9月文楽公演 第2部
艶容女舞衣 (はですがたおんなまいごろも)

大阪千日墓所で起きた女舞芸人美濃屋三勝(みのやさんかつ)と大和五条の赤根屋半七との心中事件に取材、安永元年(1772年)初演。竹本三郎兵衛・豊竹応律ほかの作。

写真は公式サイトより。

酒屋の段
丁稚長太の間の抜けたおかしいひとりごとからの始まりに肩の力を抜いて物語の世界へと誘われます。子を抱いた女が酒を買いにきて、長太は酒樽を持って供します。

代官所に呼び出された酒屋の主人半兵衛が心配しきりの年寄五人組と帰宅。たいしたことない、たかが半七が人殺し。勘当したと。そこへ泣きながら長太がさっきの女の子を抱いて帰参。半兵衛を見込んでの捨て子のよう。大好きな錦糸師匠に、師匠が厳しく育成中の靖太夫。がんばれ!

半七は半兵衛の息子で、三勝という芸者に馴染み子までなし家に寄り付かず、挙句の果ては三勝がらみで人まで殺め、勘当されたのです。お園という可愛いい嫁も舅・宗岸(そうがん)が怒り里に連れ帰ってましたが、お園は半七を慕い泣き暮らす始末、病になりかねないと心配で再び嫁にしてやってほしいと頼みます。

半兵衛はお園のために頑なに断りますが、宗岸は半兵衛が半七の罪を引き受け、縄をかけられていたことを知ってのうえ。半兵衛、宗岸のやりとりが山場で、二人の親がそれぞれ子らを想いやってのいいぶん。藤太夫・清友がよく、とても感動的でした。

「いまごろは半七さん、」から始まるお園のクドキ、このセリフ、かつては知らない者がいないほど有名な一節だったそう。人形のみせどころ。釘付けになりました。
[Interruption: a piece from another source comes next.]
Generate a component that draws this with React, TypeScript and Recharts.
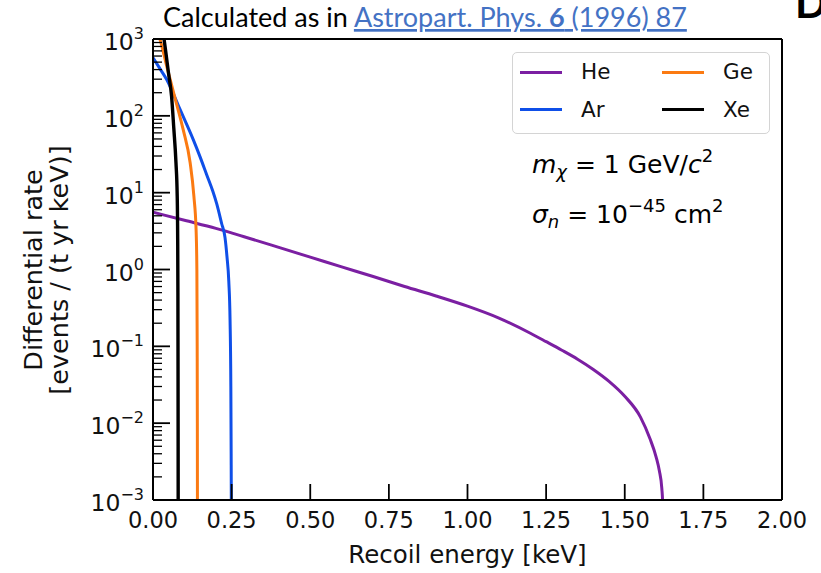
import React from 'react';
import { LineChart, Line, XAxis, YAxis, Legend } from 'recharts';

// ---- data ----
const heEnergy = [0, 0.1, 0.2, 0.3, 0.4, 0.5, 0.6, 0.7, 0.8, 0.9, 1.0, 1.1, 1.2, 1.25, 1.3, 1.35, 1.4, 1.45, 1.5, 1.55, 1.58, 1.6, 1.61, 1.618, 1.622, 1.624];
const heRate = [5.57, 4.37, 3.43, 2.59, 1.94, 1.45, 1.08, 0.81, 0.6, 0.452, 0.333, 0.233, 0.148, 0.115, 0.089, 0.068, 0.05, 0.035, 0.0224, 0.012, 0.0063, 0.0036, 0.0024, 0.0014, 0.00063, 0.00001];

const arEnergy = [0, 0.02, 0.0435, 0.086, 0.128, 0.15, 0.171, 0.19, 0.2025, 0.218, 0.229, 0.235, 0.241, 0.245, 0.2475, 0.2485, 0.249, 0.2495];
const arRate = [570, 424, 297, 121, 49, 29, 17, 10.5, 7.2, 4.0, 2.6, 1.5, 0.7, 0.22, 0.03, 0.004, 0.0008, 0.00001];

const geEnergy = [0, 0.022, 0.045, 0.07, 0.096, 0.118, 0.13, 0.137, 0.1395, 0.1405, 0.141, 0.1413, 0.1418];
const geRate = [1700, 1000, 420, 170, 66, 24.7, 9, 3.3, 1.0, 0.1, 0.01, 0.0008, 0.00001];

const xeEnergy = [0, 0.035, 0.05, 0.059, 0.066, 0.073, 0.077, 0.0785, 0.0792, 0.0796, 0.0799, 0.0801, 0.0805];
const xeRate = [5000, 1000, 343, 180, 70, 24.7, 9, 2.5, 0.5, 0.05, 0.005, 0.0008, 0.00001];

const seriesNames = ['He', 'Ar', 'Ge', 'Xe'];
const seriesColors = ['#7b1fa2', '#0f4fe8', '#fb7a12', '#000000'];

const xTicks = [0, 0.25, 0.5, 0.75, 1.0, 1.25, 1.5, 1.75, 2.0];
const yMajorTicks = [1e-3, 1e-2, 1e-1, 1, 10, 100, 1000];
const yTickExponents = ['−3', '−2', '−1', '0', '1', '2', '3'];

// ---- helpers ----
const toData = (xs: number[], ys: number[]) => xs.map((e, i) => ({ e, rate: ys[i] }));
const seriesData = [
  toData(heEnergy, heRate),
  toData(arEnergy, arRate),
  toData(geEnergy, geRate),
  toData(xeEnergy, xeRate),
];

const yTicks: number[] = [];
yMajorTicks.forEach((m, i) => {
  yTicks.push(m);
  if (i < yMajorTicks.length - 1) {
    for (let k = 2; k <= 9; k++) yTicks.push(+(m * k).toPrecision(6));
  }
});

const FONT = 'DejaVu Sans';
const TXT = '#111';

const XTick = (props: any) => {
  const { x, y, payload } = props;
  return (
    <g>
      <line x1={x} x2={x} y1={y} y2={y - 16} stroke="#000" strokeWidth={1.8} />
      <text x={x} y={y + 28} textAnchor="middle" fontSize={22.5} fontFamily={FONT} fill={TXT}>
        {Number(payload.value).toFixed(2)}
      </text>
    </g>
  );
};

const YTick = (props: any) => {
  const { x, y, payload } = props;
  const v = Number(payload.value);
  const lg = Math.log10(v);
  const isMajor = Math.abs(lg - Math.round(lg)) < 1e-6;
  if (!isMajor) {
    return <line x1={x} x2={x + 9} y1={y} y2={y} stroke="#000" strokeWidth={1.3} />;
  }
  const idx = yMajorTicks.findIndex((m) => Math.abs(Math.log10(m) - lg) < 1e-6);
  return (
    <g>
      <line x1={x} x2={x + 17} y1={y} y2={y} stroke="#000" strokeWidth={1.8} />
      <text x={x - 9} y={y + 11} textAnchor="end" fontSize={23.5} fontFamily={FONT} fill={TXT}>
        10
        <tspan fontSize={16} dy={-11}>{yTickExponents[idx]}</tspan>
      </text>
    </g>
  );
};

const renderLegend = (props: any) => {
  const raw = (props.payload || []) as any[];
  const payload = seriesNames
    .map((n) => raw.find((p) => p.value === n))
    .filter(Boolean) as any[];
  return (
    <div
      style={{
        width: 258,
        height: 82,
        boxSizing: 'border-box',
        border: '1.5px solid #d4d4d4',
        borderRadius: 5,
        background: '#fff',
        position: 'relative',
      }}
    >
      {payload.map((p, i) => {
        const col = Math.floor(i / 2);
        const row = i % 2;
        return (
          <div
            key={p.value}
            style={{ position: 'absolute', left: 7 + col * 142, top: 19 + row * 37.7 - 14, height: 28, display: 'flex', alignItems: 'center' }}
          >
            <div style={{ width: 42, height: 3, background: p.color }} />
            <span style={{ marginLeft: 19, fontFamily: FONT, fontSize: 21.5, color: TXT, lineHeight: '28px' }}>{p.value}</span>
          </div>
        );
      })}
    </div>
  );
};

export default function App() {
  return (
    <div style={{ position: 'absolute', left: 0, top: 0, width: 821, height: 573, background: '#fff' }}>
      <LineChart width={821} height={573} margin={{ top: 38, right: 38, bottom: 72, left: 152 }}>
        <XAxis
          xAxisId="x"
          dataKey="e"
          type="number"
          domain={[0, 2]}
          ticks={xTicks}
          interval={0}
          height={1}
          tickSize={0}
          tickMargin={0}
          tickLine={false}
          allowDataOverflow
          axisLine={{ stroke: '#000', strokeWidth: 2 }}
          tick={XTick}
        />
        <XAxis
          xAxisId="top"
          orientation="top"
          type="number"
          domain={[0, 2]}
          height={1}
          tick={false}
          tickLine={false}
          axisLine={{ stroke: '#000', strokeWidth: 2 }}
        />
        <YAxis
          yAxisId="y"
          type="number"
          scale="log"
          domain={[1e-3, 1e3]}
          ticks={yTicks}
          interval={0}
          width={1}
          tickSize={0}
          tickMargin={0}
          tickLine={false}
          allowDataOverflow
          axisLine={{ stroke: '#000', strokeWidth: 2 }}
          tick={YTick}
        />
        <YAxis
          yAxisId="right"
          orientation="right"
          type="number"
          domain={[0, 1]}
          width={1}
          tick={false}
          tickLine={false}
          axisLine={{ stroke: '#000', strokeWidth: 2 }}
        />
        {seriesData.map((d, i) => (
          <Line
            key={seriesNames[i]}
            xAxisId="x"
            yAxisId="y"
            data={d}
            dataKey="rate"
            name={seriesNames[i]}
            stroke={seriesColors[i]}
            strokeWidth={i === 3 ? 3.4 : 3}
            type="monotone"
            dot={false}
            activeDot={false}
            isAnimationActive={false}
          />
        ))}
        <Legend
          layout="horizontal"
          verticalAlign="middle"
          align="center"
          wrapperStyle={{ left: 512, top: 52, width: 258, height: 82 }}
          content={renderLegend}
        />
      </LineChart>
      <svg width={821} height={573} style={{ position: 'absolute', left: 0, top: 0, pointerEvents: 'none' }}>
        <text x={163} y={27} fontFamily="Lato" fontSize={27} fill="#000">
          Calculated as in{' '}
          <tspan fill="#4472c4" style={{ textDecoration: 'underline' }}>
            Astropart. Phys. <tspan fontWeight="bold">6</tspan> (1996) 87
          </tspan>
        </text>
        <text x={795} y={18} fontFamily="Lato" fontWeight="bold" fontSize={42} fill="#000">D</text>
        <text x={42} y={270} transform="rotate(-90, 42, 270)" textAnchor="middle" fontFamily={FONT} fontSize={25.5} fill={TXT}>
          Differential rate
        </text>
        <text x={68} y={270} transform="rotate(-90, 68, 270)" textAnchor="middle" fontFamily={FONT} fontSize={25.5} fill={TXT}>
          [events / (t yr keV)]
        </text>
        <text x={467.5} y={563} textAnchor="middle" fontFamily={FONT} fontSize={24.5} fill={TXT}>
          Recoil energy [keV]
        </text>
        <text x={532} y={173} fontFamily={FONT} fontSize={25} fill="#000">
          <tspan fontStyle="italic">m</tspan>
          <tspan fontStyle="italic" fontSize={18} dy={5}>χ</tspan>
          <tspan dy={-5}> = 1 GeV/</tspan>
          <tspan fontStyle="italic">c</tspan>
          <tspan fontSize={18} dy={-11}>2</tspan>
        </text>
        <text x={532} y={223} fontFamily={FONT} fontSize={25} fill="#000">
          <tspan fontStyle="italic">σ</tspan>
          <tspan fontStyle="italic" fontSize={18} dy={5}>n</tspan>
          <tspan dy={-5}> = 10</tspan>
          <tspan fontSize={18} dy={-11}>−45</tspan>
          <tspan dy={11}> cm</tspan>
          <tspan fontSize={18} dy={-11}>2</tspan>
        </text>
      </svg>
    </div>
  );
}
太夫・三味線の聞かせどころ。

わたしがいなかったら、自分があのときしんでいたらと嘆くお園が、健気で可哀想でたまりません。解説によると江戸時代にもこんな女性はおらず、絶対的純粋結晶としての貞淑の究極がこのお園なんだそう。

ハイハイしてでてくる赤ちゃんが可愛いったらなくて。その子は半七と三勝の子お通。半七は子を自分だと思って育ててくれと。両親、お園に詫びと別れを告げ、死に場所を求め彷徨う、道行霜夜の千日へと続きます。道行霜夜の千日は、国立劇場では昭和50年以来二度目の上演だそう。

文楽の心中ものって、叶わぬ恋をしたふたりの悲しい行く末と、そのふたり、特に男の側の子や嫁、両親の心情を丁寧に描く、家族の愛の物語ね?って思いました。

心中に至るふたりにはやっぱり共感はできないけれど、身代わりになってでも助けたい、自分はどうでもかまわない、愛する人の幸せを叶えたいと思う家族の気持ちに涙しました。

文楽、やっぱり素晴らしい。
たっぷり堪能。幸せな1日でした。